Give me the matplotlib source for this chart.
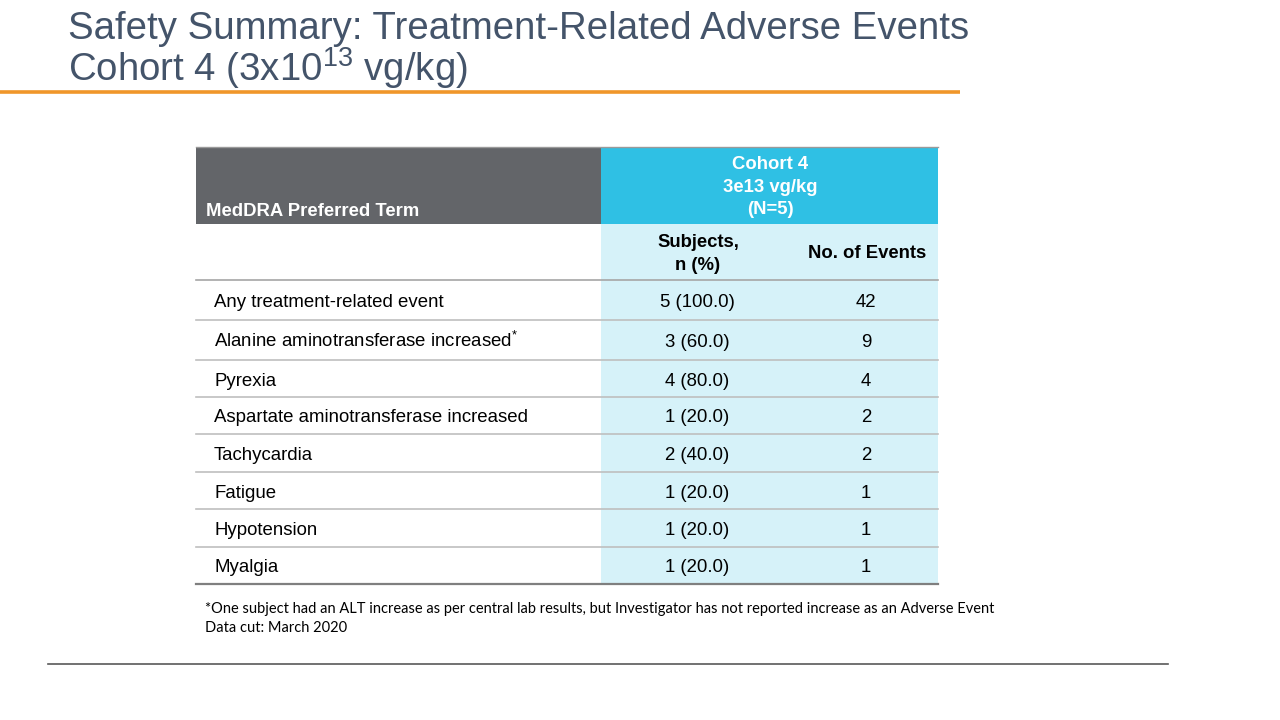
import matplotlib
matplotlib.use("Agg")
import matplotlib.pyplot as plt
from matplotlib.patches import Rectangle

plt.rcParams["font.family"] = ["Liberation Sans", "DejaVu Sans"]
plt.rcParams["mathtext.fontset"] = "custom"
plt.rcParams["mathtext.rm"] = "Liberation Sans"
plt.rcParams["mathtext.it"] = "Liberation Sans"
plt.rcParams["mathtext.bf"] = "Liberation Sans:bold"

# table data
terms = ["Any treatment-related event",
         r"Alanine aminotransferase increased$^{*}$",
         "Pyrexia",
         "Aspartate aminotransferase increased",
         "Tachycardia",
         "Fatigue",
         "Hypotension",
         "Myalgia"]
subjects = ["5 (100.0)", "3 (60.0)", "4 (80.0)", "1 (20.0)",
            "2 (40.0)", "1 (20.0)", "1 (20.0)", "1 (20.0)"]
events = [42, 9, 4, 2, 2, 1, 1, 1]

title_1 = "Safety Summary: Treatment-Related Adverse Events"
title_2 = r"Cohort 4 (3x10$^{13}$ vg/kg)"
footnotes = ["*One subject had an ALT increase as per central lab results, but Investigator has not reported increase as an Adverse Event",
             "Data cut: March 2020"]

# layout (pixels)
row_h = [40, 40, 37, 37, 38, 37, 38, 37]
x0, x1, x2 = 196, 601, 938
y_head, y_sub, y_body = 147, 224, 280

fig = plt.figure(figsize=(12.8, 7.2), dpi=100)
ax = fig.add_axes([0, 0, 1, 1])
ax.set_xlim(0, 1280)
ax.set_ylim(720, 0)
ax.axis("off")

title_col = "#44546a"
ax.text(68, 39, title_1, fontsize=27.6, color=title_col, va="baseline", ha="left")
ax.text(68, 81, title_2, fontsize=27.6, color=title_col, va="baseline", ha="left")
ax.plot([0, 960], [92, 92], color="#f0962a", lw=2.6, solid_capstyle="butt")

# header blocks
ax.add_patch(Rectangle((x0, y_head), x1 - x0, y_sub - y_head, color="#636569", lw=0))
ax.add_patch(Rectangle((x1, y_head), x2 - x1, y_sub - y_head, color="#2fc0e4", lw=0))
y_end = y_body + sum(row_h)
ax.add_patch(Rectangle((x1, y_sub), x2 - x1, y_end - y_sub, color="#d6f2f9", lw=0))
ax.plot([x0, x2], [y_head, y_head], color="#9a9a9a", lw=1)

hs = 13.3
ax.text(206, 212, "MedDRA Preferred Term", fontsize=hs, weight="bold",
        color="white", va="center", ha="left")
ax.text(770, 187, "Cohort 4\n3e13 vg/kg\n(N=5)", fontsize=hs, weight="bold",
        color="white", va="center", ha="center", linespacing=1.42)
ax.text(698, 254, "Subjects,\nn (%)", fontsize=hs, weight="bold",
        color="black", va="center", ha="center", linespacing=1.4)
ax.text(926, 253, "No. of Events", fontsize=hs, weight="bold",
        color="black", va="center", ha="right")

ax.plot([x0, x2], [y_body, y_body], color="#a6a6a6", lw=1.2)

fs = 13.4
y = y_body
for i, (t, s, e) in enumerate(zip(terms, subjects, events)):
    h = row_h[i]
    base = y + h / 2 + 7
    ax.text(214, base, t, fontsize=fs, color="black", va="baseline", ha="left")
    ax.text(697, base, s, fontsize=fs, color="black", va="baseline", ha="center")
    ax.text(866, base, str(e), fontsize=fs, color="black", va="baseline", ha="center")
    y += h
    last = i == len(terms) - 1
    ax.plot([x0, x2], [y, y], color="#7f7f7f" if last else "#bfbfbf",
            lw=1.6 if last else 1.2)

ax.text(205, 609, footnotes[0], fontsize=10.5, family=["Lato", "DejaVu Sans"],
        color="black", va="center", ha="left")
ax.text(205, 628, footnotes[1], fontsize=10.5, family=["Lato", "DejaVu Sans"],
        color="black", va="center", ha="left")

ax.plot([48, 1168], [664, 664], color="#595959", lw=1.2)

fig.savefig("out.png", dpi=100)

━━━━━━━━

» **WHAT THE TASK ASKS**
Copy the whole listing above word for word but do not carry over the pictures.

» **THE REPLY**
Give me the matplotlib source for this chart.
import matplotlib
matplotlib.use("Agg")
import matplotlib.pyplot as plt
from matplotlib.patches import Rectangle

plt.rcParams["font.family"] = ["Liberation Sans", "DejaVu Sans"]
plt.rcParams["mathtext.fontset"] = "custom"
plt.rcParams["mathtext.rm"] = "Liberation Sans"
plt.rcParams["mathtext.it"] = "Liberation Sans"
plt.rcParams["mathtext.bf"] = "Liberation Sans:bold"

# table data
terms = ["Any treatment-related event",
         r"Alanine aminotransferase increased$^{*}$",
         "Pyrexia",
         "Aspartate aminotransferase increased",
         "Tachycardia",
         "Fatigue",
         "Hypotension",
         "Myalgia"]
subjects = ["5 (100.0)", "3 (60.0)", "4 (80.0)", "1 (20.0)",
            "2 (40.0)", "1 (20.0)", "1 (20.0)", "1 (20.0)"]
events = [42, 9, 4, 2, 2, 1, 1, 1]

title_1 = "Safety Summary: Treatment-Related Adverse Events"
title_2 = r"Cohort 4 (3x10$^{13}$ vg/kg)"
footnotes = ["*One subject had an ALT increase as per central lab results, but Investigator has not reported increase as an Adverse Event",
             "Data cut: March 2020"]

# layout (pixels)
row_h = [40, 40, 37, 37, 38, 37, 38, 37]
x0, x1, x2 = 196, 601, 938
y_head, y_sub, y_body = 147, 224, 280

fig = plt.figure(figsize=(12.8, 7.2), dpi=100)
ax = fig.add_axes([0, 0, 1, 1])
ax.set_xlim(0, 1280)
ax.set_ylim(720, 0)
ax.axis("off")

title_col = "#44546a"
ax.text(68, 39, title_1, fontsize=27.6, color=title_col, va="baseline", ha="left")
ax.text(68, 81, title_2, fontsize=27.6, color=title_col, va="baseline", ha="left")
ax.plot([0, 960], [92, 92], color="#f0962a", lw=2.6, solid_capstyle="butt")

# header blocks
ax.add_patch(Rectangle((x0, y_head), x1 - x0, y_sub - y_head, color="#636569", lw=0))
ax.add_patch(Rectangle((x1, y_head), x2 - x1, y_sub - y_head, color="#2fc0e4", lw=0))
y_end = y_body + sum(row_h)
ax.add_patch(Rectangle((x1, y_sub), x2 - x1, y_end - y_sub, color="#d6f2f9", lw=0))
ax.plot([x0, x2], [y_head, y_head], color="#9a9a9a", lw=1)

hs = 13.3
ax.text(206, 212, "MedDRA Preferred Term", fontsize=hs, weight="bold",
        color="white", va="center", ha="left")
ax.text(770, 187, "Cohort 4\n3e13 vg/kg\n(N=5)", fontsize=hs, weight="bold",
        color="white", va="center", ha="center", linespacing=1.42)
ax.text(698, 254, "Subjects,\nn (%)", fontsize=hs, weight="bold",
        color="black", va="center", ha="center", linespacing=1.4)
ax.text(926, 253, "No. of Events", fontsize=hs, weight="bold",
        color="black", va="center", ha="right")

ax.plot([x0, x2], [y_body, y_body], color="#a6a6a6", lw=1.2)

fs = 13.4
y = y_body
for i, (t, s, e) in enumerate(zip(terms, subjects, events)):
    h = row_h[i]
    base = y + h / 2 + 7
    ax.text(214, base, t, fontsize=fs, color="black", va="baseline", ha="left")
    ax.text(697, base, s, fontsize=fs, color="black", va="baseline", ha="center")
    ax.text(866, base, str(e), fontsize=fs, color="black", va="baseline", ha="center")
    y += h
    last = i == len(terms) - 1
    ax.plot([x0, x2], [y, y], color="#7f7f7f" if last else "#bfbfbf",
            lw=1.6 if last else 1.2)

ax.text(205, 609, footnotes[0], fontsize=10.5, family=["Lato", "DejaVu Sans"],
        color="black", va="center", ha="left")
ax.text(205, 628, footnotes[1], fontsize=10.5, family=["Lato", "DejaVu Sans"],
        color="black", va="center", ha="left")

ax.plot([48, 1168], [664, 664], color="#595959", lw=1.2)

fig.savefig("out.png", dpi=100)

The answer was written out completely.